The volatile keyword forces the compiler to abandon these optimizations for that specific variable. It tells the compiler: “I know what I’m doing. This memory address is actually a physical hardware device that can change on its own. Force a direct, raw memory read/write over the bus every single time this variable is referenced in the code.”

1.4 The Boot Process

If you’ve written C or C++ before, you are used to the idea that program execution magically begins at the main() function. But who calls main()?

In a desktop environment, the operating system loader allocates memory, sets up the environment, and invokes your main() function. In the bare-metal world, there is no operating system. The hardware has strict, immutable rules about what happens the exact nanosecond power is applied to the chip.

When an ARM Cortex-M processor boots, it does not look for main(). Instead, the hardware reset circuitry forces the processor to look at a very specific memory location (usually the very bottom of the memory map, at address 0x0000_0000) for a data structure called the Vector Table.
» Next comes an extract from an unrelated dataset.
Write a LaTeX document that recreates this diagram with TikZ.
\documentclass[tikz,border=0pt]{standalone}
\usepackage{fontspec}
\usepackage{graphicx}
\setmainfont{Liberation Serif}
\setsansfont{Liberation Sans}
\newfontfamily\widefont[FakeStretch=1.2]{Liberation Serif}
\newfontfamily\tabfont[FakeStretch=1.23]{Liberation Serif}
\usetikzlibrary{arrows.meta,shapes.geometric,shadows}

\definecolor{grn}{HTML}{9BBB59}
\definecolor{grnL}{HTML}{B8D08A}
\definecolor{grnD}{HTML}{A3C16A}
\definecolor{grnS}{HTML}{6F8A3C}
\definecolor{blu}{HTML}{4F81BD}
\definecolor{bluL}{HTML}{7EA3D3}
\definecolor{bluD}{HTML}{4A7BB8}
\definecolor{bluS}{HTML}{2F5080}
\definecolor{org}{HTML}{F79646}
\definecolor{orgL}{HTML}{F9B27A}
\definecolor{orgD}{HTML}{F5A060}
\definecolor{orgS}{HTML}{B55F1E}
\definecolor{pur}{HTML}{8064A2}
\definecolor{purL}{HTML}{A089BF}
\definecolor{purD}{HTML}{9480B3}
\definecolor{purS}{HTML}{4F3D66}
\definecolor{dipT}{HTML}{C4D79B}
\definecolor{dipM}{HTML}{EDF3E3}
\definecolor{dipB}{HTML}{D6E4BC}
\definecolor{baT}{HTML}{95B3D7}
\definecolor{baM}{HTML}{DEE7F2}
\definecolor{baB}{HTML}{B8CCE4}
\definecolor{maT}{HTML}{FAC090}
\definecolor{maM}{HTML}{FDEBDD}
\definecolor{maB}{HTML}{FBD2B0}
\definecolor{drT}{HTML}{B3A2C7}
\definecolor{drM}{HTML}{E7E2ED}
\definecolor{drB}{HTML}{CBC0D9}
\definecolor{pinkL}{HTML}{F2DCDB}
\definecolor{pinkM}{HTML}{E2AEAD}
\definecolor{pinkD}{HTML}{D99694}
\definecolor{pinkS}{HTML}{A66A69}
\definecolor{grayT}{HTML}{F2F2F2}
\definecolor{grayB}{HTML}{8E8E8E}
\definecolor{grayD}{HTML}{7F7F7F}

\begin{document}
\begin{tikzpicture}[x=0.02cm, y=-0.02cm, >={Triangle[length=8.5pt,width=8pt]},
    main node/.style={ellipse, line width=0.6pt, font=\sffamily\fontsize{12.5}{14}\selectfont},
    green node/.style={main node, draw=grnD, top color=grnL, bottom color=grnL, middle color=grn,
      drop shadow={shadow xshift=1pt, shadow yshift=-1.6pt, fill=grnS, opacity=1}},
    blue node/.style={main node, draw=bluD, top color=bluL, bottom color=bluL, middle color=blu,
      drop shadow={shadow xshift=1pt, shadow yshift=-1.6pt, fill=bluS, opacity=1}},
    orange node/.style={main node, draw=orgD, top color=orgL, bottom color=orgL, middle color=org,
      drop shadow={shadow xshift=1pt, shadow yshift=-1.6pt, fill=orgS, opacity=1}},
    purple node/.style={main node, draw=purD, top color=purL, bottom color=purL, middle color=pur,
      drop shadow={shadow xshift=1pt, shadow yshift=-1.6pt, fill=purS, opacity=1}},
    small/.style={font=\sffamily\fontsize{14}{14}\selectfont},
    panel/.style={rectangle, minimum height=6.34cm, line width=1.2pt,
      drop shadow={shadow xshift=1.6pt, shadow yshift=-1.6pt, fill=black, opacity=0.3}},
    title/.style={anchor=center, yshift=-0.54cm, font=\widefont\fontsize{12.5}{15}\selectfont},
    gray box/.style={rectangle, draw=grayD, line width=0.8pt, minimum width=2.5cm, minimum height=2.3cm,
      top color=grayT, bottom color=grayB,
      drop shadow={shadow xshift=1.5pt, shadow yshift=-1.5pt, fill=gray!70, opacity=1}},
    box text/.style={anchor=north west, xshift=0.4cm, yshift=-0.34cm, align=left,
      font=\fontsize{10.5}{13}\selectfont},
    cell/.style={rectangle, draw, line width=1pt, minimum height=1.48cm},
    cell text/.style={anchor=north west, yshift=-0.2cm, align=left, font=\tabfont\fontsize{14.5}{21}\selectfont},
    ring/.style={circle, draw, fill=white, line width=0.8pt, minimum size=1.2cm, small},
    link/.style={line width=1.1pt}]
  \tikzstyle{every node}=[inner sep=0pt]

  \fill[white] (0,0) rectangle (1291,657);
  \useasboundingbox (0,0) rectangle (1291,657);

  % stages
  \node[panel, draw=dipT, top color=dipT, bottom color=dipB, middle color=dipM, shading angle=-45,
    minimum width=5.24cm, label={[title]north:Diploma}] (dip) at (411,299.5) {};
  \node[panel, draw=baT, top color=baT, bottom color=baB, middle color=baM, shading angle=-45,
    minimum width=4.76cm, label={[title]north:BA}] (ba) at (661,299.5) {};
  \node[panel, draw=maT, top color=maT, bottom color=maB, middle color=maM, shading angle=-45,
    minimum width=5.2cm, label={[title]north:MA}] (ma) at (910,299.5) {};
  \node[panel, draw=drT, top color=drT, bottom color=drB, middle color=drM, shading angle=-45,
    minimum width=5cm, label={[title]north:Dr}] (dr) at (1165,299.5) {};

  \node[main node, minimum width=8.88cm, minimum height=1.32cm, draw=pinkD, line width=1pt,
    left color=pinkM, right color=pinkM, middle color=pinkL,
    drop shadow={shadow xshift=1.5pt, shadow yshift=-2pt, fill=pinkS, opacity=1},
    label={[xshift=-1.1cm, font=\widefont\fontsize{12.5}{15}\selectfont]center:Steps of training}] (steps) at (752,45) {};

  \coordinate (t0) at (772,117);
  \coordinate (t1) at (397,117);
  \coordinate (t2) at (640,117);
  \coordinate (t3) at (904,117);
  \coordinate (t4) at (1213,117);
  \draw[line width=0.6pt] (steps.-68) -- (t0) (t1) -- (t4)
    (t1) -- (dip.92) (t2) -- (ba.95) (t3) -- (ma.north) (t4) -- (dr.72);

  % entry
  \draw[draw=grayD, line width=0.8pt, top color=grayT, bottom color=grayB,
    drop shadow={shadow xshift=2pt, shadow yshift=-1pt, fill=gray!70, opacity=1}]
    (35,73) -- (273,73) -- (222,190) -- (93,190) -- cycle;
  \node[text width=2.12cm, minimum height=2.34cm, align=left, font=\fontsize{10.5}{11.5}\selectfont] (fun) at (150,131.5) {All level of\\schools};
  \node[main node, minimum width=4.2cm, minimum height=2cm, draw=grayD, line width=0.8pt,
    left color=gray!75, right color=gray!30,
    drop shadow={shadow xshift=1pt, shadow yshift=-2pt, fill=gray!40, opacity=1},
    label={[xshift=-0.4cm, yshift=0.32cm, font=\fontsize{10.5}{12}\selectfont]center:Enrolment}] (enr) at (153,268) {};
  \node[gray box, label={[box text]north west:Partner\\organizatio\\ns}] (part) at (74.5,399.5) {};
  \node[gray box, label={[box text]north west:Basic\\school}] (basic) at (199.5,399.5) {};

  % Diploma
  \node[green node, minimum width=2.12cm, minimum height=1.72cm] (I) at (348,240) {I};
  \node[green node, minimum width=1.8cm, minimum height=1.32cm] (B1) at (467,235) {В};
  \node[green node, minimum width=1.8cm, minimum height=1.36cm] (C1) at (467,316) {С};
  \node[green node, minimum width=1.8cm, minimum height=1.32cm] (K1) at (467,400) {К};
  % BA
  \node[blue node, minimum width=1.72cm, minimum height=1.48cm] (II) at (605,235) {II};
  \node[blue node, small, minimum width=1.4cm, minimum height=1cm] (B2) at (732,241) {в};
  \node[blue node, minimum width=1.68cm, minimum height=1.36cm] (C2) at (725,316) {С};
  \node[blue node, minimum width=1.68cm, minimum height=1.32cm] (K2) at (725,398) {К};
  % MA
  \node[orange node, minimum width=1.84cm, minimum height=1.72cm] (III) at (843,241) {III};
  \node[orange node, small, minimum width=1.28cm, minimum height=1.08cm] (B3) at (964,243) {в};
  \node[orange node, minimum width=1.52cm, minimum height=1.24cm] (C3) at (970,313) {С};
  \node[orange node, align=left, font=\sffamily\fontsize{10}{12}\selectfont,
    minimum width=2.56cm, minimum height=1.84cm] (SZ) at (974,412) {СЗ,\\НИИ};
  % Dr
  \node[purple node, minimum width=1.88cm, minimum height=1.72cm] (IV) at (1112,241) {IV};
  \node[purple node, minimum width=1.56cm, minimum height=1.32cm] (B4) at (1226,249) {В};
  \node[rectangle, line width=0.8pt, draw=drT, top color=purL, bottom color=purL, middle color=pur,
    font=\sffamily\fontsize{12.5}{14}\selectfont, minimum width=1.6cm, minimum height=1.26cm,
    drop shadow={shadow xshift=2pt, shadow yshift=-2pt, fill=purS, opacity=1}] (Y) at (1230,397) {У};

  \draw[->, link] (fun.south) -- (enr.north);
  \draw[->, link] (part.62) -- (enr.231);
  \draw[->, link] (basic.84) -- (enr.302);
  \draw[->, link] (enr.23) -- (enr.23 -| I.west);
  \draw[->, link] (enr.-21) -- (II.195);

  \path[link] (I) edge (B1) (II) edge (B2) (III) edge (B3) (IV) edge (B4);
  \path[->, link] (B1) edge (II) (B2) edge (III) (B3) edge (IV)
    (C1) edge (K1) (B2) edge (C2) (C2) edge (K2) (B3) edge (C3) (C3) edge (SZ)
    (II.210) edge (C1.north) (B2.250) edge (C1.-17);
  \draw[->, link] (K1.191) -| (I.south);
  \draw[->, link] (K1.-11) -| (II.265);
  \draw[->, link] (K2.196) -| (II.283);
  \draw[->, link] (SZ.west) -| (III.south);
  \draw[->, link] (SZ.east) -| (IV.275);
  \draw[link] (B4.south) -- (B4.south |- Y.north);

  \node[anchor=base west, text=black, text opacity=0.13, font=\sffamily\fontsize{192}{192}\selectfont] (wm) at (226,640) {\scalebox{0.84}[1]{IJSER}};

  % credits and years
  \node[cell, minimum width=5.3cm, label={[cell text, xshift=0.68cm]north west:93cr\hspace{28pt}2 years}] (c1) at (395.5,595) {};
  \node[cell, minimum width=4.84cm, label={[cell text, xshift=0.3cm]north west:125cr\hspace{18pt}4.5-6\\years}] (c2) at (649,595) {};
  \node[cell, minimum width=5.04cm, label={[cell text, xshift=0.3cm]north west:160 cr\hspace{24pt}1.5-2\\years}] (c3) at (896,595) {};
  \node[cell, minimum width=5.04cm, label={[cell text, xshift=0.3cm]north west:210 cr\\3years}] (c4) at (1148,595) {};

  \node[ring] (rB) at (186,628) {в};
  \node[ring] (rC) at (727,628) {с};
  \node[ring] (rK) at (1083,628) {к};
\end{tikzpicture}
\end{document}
The first two 32-bit entries in the Vector Table are absolutely critical to booting the processor:

1. Initial Stack Pointer (Offset 0x00): The CPU fetches this 32-bit value and directly loads it into the Stack Pointer (SP) register. This brilliant architectural design guarantees that your processor has a working call stack before it executes a single instruction.
2. Reset Vector (Offset 0x04): The CPU fetches this value and loads it into the Program Counter (PC). This is the memory address of the Reset Handler, the very first assembly instruction that the processor will execute.

The Reset Handler points to a small, critical piece of startup assembly code typically referred to as crt0 (C runtime zero). You cannot just jump straight into C code; the C language standard makes certain assumptions about the state of memory, and it is the job of crt0 to build that environment.

crt0 performs several vital chores before handing control over to your application:

• Clearing the .bss Section: When SRAM powers up, it contains random, chaotic garbage values. However, the C standard dictates that any uninitialized global or static variables must default to zero. The compiler groups all of these uninitialized variables into a memory segment called the .bss section. The crt0 code must manually loop through the entire .bss region in RAM and write zeros to every single address.
• Initializing the .data Section: If you declare a global variable with a specific starting value (e.g., int motor_speed = 500;), that value is stored in the non-volatile Flash ROM (so it survives power loss). The compiler groups these into the .data section. The crt0 code must copy these initial values from the slow Flash memory into the fast, volatile SRAM where the variables will actually live during execution.
• Calling main(): Only after the stack pointer is initialized, the .bss section is zeroed out, and the .data section is populated, does crt0 finally execute a branch-and-link instruction to call your main() function.

At this point, the safety wheels are off, your C environment is ready, and you are in full control of the silicon.